[start of ROWS]

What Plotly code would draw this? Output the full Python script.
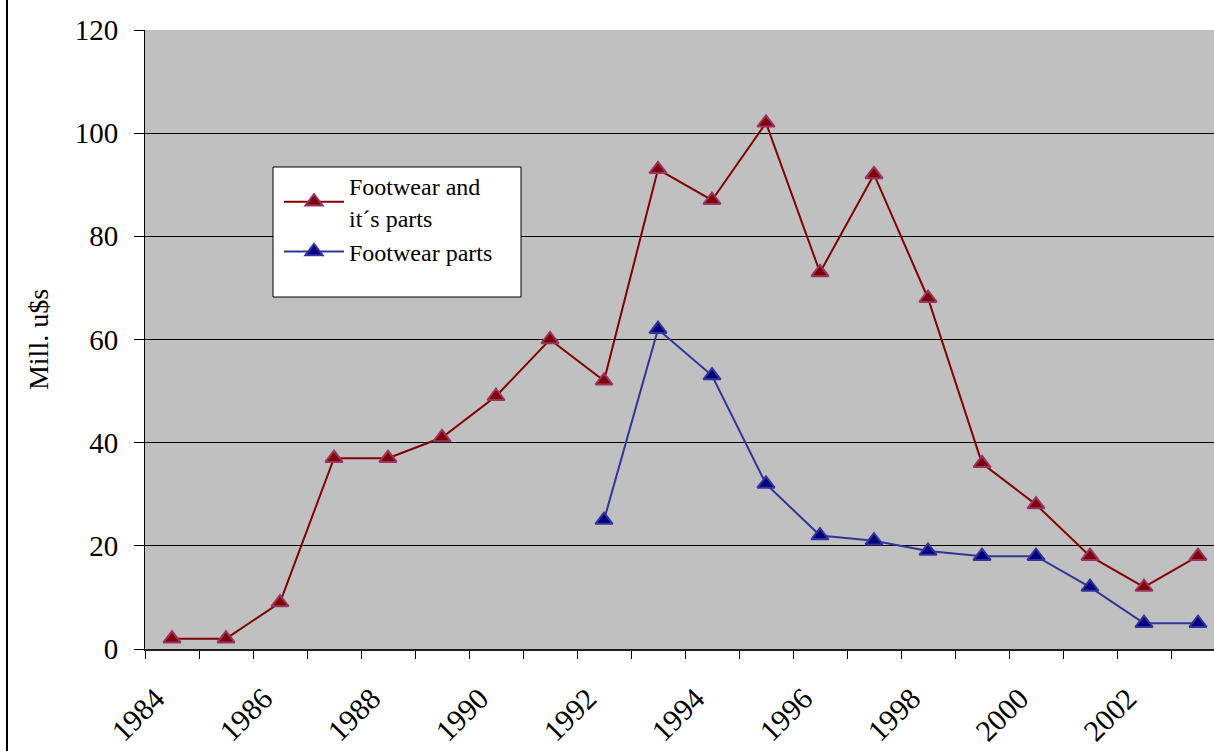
import plotly.graph_objects as go

years = list(range(1984, 2004))
footwear_total = [2, 2, 9, 37, 37, 41, 49, 60, 52, 93, 87, 102, 73, 92, 68, 36, 28, 18, 12, 18]
parts_years = list(range(1992, 2004))
footwear_parts = [25, 62, 53, 32, 22, 21, 19, 18, 18, 12, 5, 5]
label_years = [y for y in years if y % 2 == 0]

FONT = "Liberation Serif"

W, H = 1214, 751
PL, PR, PT, PB = 145, 1214, 30, 649
PW, PH = PR - PL, PB - PT


def px(xp):
    return (xp - PL) / PW


def py(yp):
    return (PB - yp) / PH


fig = go.Figure()
fig.add_trace(go.Scatter(
    x=years, y=footwear_total, mode="lines+markers",
    name="Footwear and<br>it´s parts",
    line=dict(color="#800000", width=2),
    marker=dict(symbol="triangle-up", size=15, color="#800000",
                line=dict(color="#993366", width=2)),
))
fig.add_trace(go.Scatter(
    x=parts_years, y=footwear_parts, mode="lines+markers",
    name="Footwear parts",
    line=dict(color="#333399", width=2),
    marker=dict(symbol="triangle-up", size=15, color="#000080",
                line=dict(color="#333399", width=2)),
))

px_per_year = 54.0
x_lo = years[0] - 0.5
x_hi = x_lo + PW / px_per_year

fig.update_layout(
    width=W, height=H,
    margin=dict(l=PL, r=W - PR, t=PT, b=H - PB, autoexpand=False),
    paper_bgcolor="white", plot_bgcolor="#C0C0C0",
    font=dict(family=FONT, size=24, color="black"),
    showlegend=True,
    legend=dict(x=px(279), y=py(164), xanchor="left", yanchor="top",
                bgcolor="rgba(0,0,0,0)", borderwidth=0,
                font=dict(family=FONT, size=24, color="black"),
                itemwidth=60, tracegroupgap=0),
    xaxis=dict(
        range=[x_lo, x_hi], showgrid=False, zeroline=False, automargin=False,
        showline=True, linecolor="#202020", linewidth=2,
        tickmode="array", tickvals=[y - 0.3 for y in label_years],
        ticktext=[str(y) for y in label_years],
        tickangle=-45, ticks="outside", ticklen=18, tickcolor="rgba(0,0,0,0)",
        tickfont=dict(family=FONT, size=30, color="black"),
        minor=dict(tickmode="array", tickvals=[y - 0.5 for y in years] + [years[-1] + 0.5],
                   ticks="outside", ticklen=8, tickcolor="black", tickwidth=1, showgrid=False),
    ),
    yaxis=dict(
        range=[0, 120], dtick=20, tick0=0, automargin=False,
        showgrid=True, gridcolor="black", gridwidth=1, zeroline=False,
        showline=True, linecolor="black", linewidth=1,
        ticks="outside", ticklen=10, tickcolor="black",
        tickfont=dict(family=FONT, size=29, color="black"),
        ticklabelstandoff=10,
        title=dict(text="Mill. u$s", font=dict(family=FONT, size=28, color="black"), standoff=17),
    ),
)

# legend box (Excel-style, with blank space below entries)
fig.add_shape(type="rect", xref="paper", yref="paper",
              x0=px(273), x1=px(521), y0=py(297), y1=py(167),
              fillcolor="white", line=dict(color="black", width=1), layer="above")

# outer chart border on the left
fig.add_shape(type="line", xref="paper", yref="paper",
              x0=px(7), x1=px(7), y0=py(H), y1=py(0),
              line=dict(color="black", width=2))

fig.write_html("out.html")
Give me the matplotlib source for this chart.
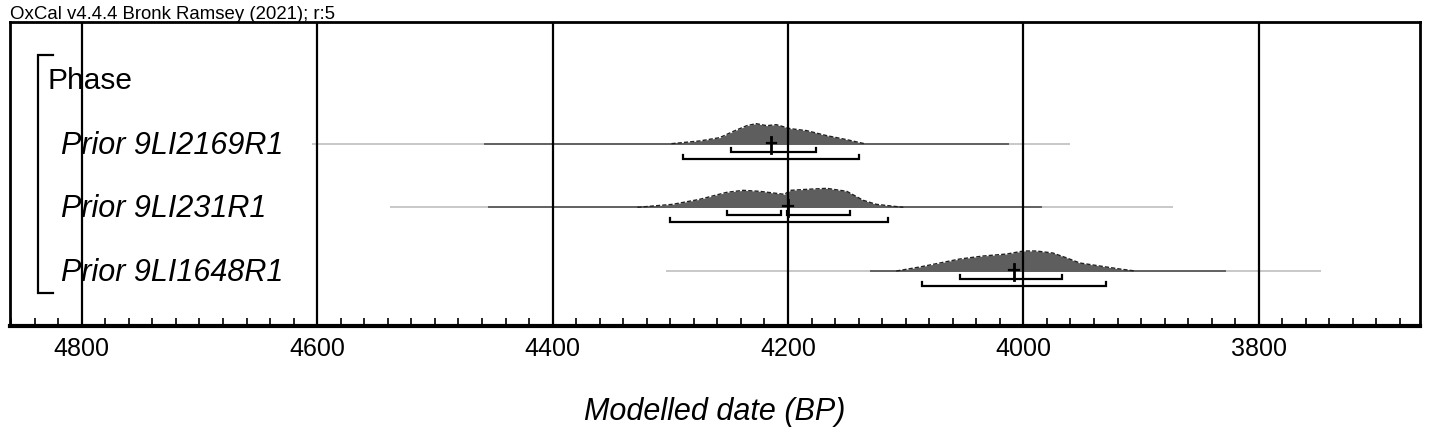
import matplotlib
matplotlib.use("Agg")
import matplotlib.pyplot as plt
from matplotlib import font_manager
from matplotlib.ticker import MultipleLocator, FixedLocator
import matplotlib.transforms as mtransforms
import numpy as np

# ---------------- data ----------------
header = "OxCal v4.4.4 Bronk Ramsey (2021); r:5"
group_label = "Phase"
labels = ["Prior 9LI2169R1", "Prior 9LI231R1", "Prior 9LI1648R1"]
xlabel = "Modelled date (BP)"
major_ticks = [4800, 4600, 4400, 4200, 4000, 3800]

# full (light) line extent and darker central extent, years BP
range_light = [(4604, 3960), (4538, 3873), (4304, 3747)]
range_dark = [(4458, 4012), (4455, 3984), (4130, 3828)]

# posterior density outlines (years BP, relative height)
dens1_x = [4299, 4275, 4258, 4247, 4235, 4227, 4218, 4210, 4198, 4184, 4167, 4150, 4135]
dens1_y = [0, 2.7, 6, 12, 18, 20, 18, 19, 15, 13, 8, 4, 0]
dens2_x = [4328, 4298, 4275, 4252, 4238, 4224, 4210, 4203, 4198, 4184, 4167, 4150, 4136, 4125, 4102]
dens2_y = [0, 3, 8, 15, 17, 16, 14, 13, 17, 18, 19, 16, 7, 3, 0]
dens3_x = [4108, 4088, 4071, 4054, 4034, 4014, 4000, 3989, 3975, 3963, 3952, 3935, 3918, 3905]
dens3_y = [0, 4, 8, 12, 15, 17, 20, 20, 18, 13, 8, 5, 2, 0]

# medians / mean markers
medians = [4214, 4200, 4008]
# 68.3% and 95.4% ranges (lists of segments)
range68 = [[(4248, 4176)], [(4252, 4206), (4201, 4147)], [(4054, 3967)]]
range95 = [[(4289, 4140)], [(4300, 4115)], [(4086, 3930)]]

# ---------------- styling ----------------
W, H = 1429, 434
DPI = 100
PX = 63.67  # pixels per row unit

def has_font(name):
    try:
        font_manager.findfont(font_manager.FontProperties(family=name), fallback_to_default=False)
        return True
    except Exception:
        return False

base = "Liberation Sans" if has_font("Liberation Sans") else "DejaVu Sans"
narrow = "Liberation Sans Narrow" if has_font("Liberation Sans Narrow") else base
tick_fs = 20 if narrow != base else 18
plt.rcParams["font.family"] = [base, "DejaVu Sans"]

fig = plt.figure(figsize=(W / DPI, H / DPI), dpi=DPI)
ax = fig.add_axes([10 / W, (H - 326) / H, 1410 / W, 304 / H])

x_left, x_right = 4861, 3663
ax.set_xlim(x_left, x_right)
ax.set_ylim((326 - 80) / PX, (22 - 80) / PX)

dens_x = [dens1_x, dens2_x, dens3_x]
dens_y = [dens1_y, dens2_y, dens3_y]

for i in range(3):
    row = i + 1
    l0, l1 = range_light[i]
    ax.plot([l0, l1], [row, row], color="#c4c4c4", lw=1.3, zorder=1, solid_capstyle="butt")
    d0, d1 = range_dark[i]
    ax.plot([d0, d1], [row, row], color="#5a5a5a", lw=1.3, zorder=1.1, solid_capstyle="butt")
    xs = np.array(dens_x[i], dtype=float)
    ys = row - np.array(dens_y[i], dtype=float) / PX
    ax.fill_between(xs, row, ys, color="#5e5e5e", lw=0, zorder=1.2)
    ax.plot(xs, ys, color="#222222", lw=1.0, ls=(0, (3, 1.5)), zorder=1.3)
    # median cross
    m = medians[i]
    ax.plot([m, m], [row - 7 / PX, row + 9 / PX], color="black", lw=2.0, zorder=4)
    ax.plot([m - 4, m + 4], [row - 1 / PX, row - 1 / PX], color="black", lw=1.6, zorder=4)
    # ranges
    for segs, off in ((range68[i], 8), (range95[i], 15)):
        yb = row + off / PX
        for a, b in segs:
            ax.plot([a, a, b, b], [yb - 4 / PX, yb, yb, yb - 4 / PX],
                    color="black", lw=1.6, zorder=4, solid_joinstyle="miter")

# labels
blend = mtransforms.blended_transform_factory(ax.transAxes, ax.transData)
ax.text((47 - 10) / 1410, 0 + 9 / PX, group_label, transform=blend, ha="left", va="baseline",
        fontsize=21.5, zorder=2)
for i, lab in enumerate(labels):
    ax.text((61 - 10) / 1410, i + 1 + 10 / PX, lab, transform=blend, ha="left", va="baseline",
            fontsize=22, style="italic", zorder=2)

# bracket
bx0, bx1 = (38 - 10) / 1410, (53 - 10) / 1410
yt, yb = (55 - 80) / PX, (293 - 80) / PX
ax.plot([bx1, bx0, bx0, bx1], [yt, yt, yb, yb], transform=blend, color="black", lw=1.6,
        zorder=4, solid_joinstyle="miter", clip_on=False)

# axes, grid, ticks
ax.xaxis.set_major_locator(FixedLocator(major_ticks))
ax.xaxis.set_minor_locator(MultipleLocator(20))
ax.set_xticklabels([str(t) for t in major_ticks], fontfamily=narrow, fontsize=tick_fs)
ax.tick_params(axis="x", which="major", length=0, pad=8)
ax.tick_params(axis="x", which="minor", direction="in", length=6, width=1.2, color="black")
ax.set_yticks([])
ax.grid(axis="x", which="major", color="black", lw=1.6)
ax.set_axisbelow(False)
for side in ("left", "right", "top"):
    ax.spines[side].set_linewidth(2.0)
ax.spines["bottom"].set_linewidth(3.0)

fig.text(715 / W, (H - 420) / H, xlabel, ha="center", va="baseline", fontsize=22, style="italic")
fig.text(10 / W, (H - 19) / H, header, ha="left", va="baseline", fontsize=13.4)

fig.savefig("out.png", dpi=DPI)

[end of ROWS]

§ **WRITTEN EXERCISE**
Set down word for word the lines from the first entry through the line with "import plotly.graph_objects as go", both included, omitting pictures.

§ **SOLUTION FOR THIS EXERCISE**
What Plotly code would draw this? Output the full Python script.
import plotly.graph_objects as go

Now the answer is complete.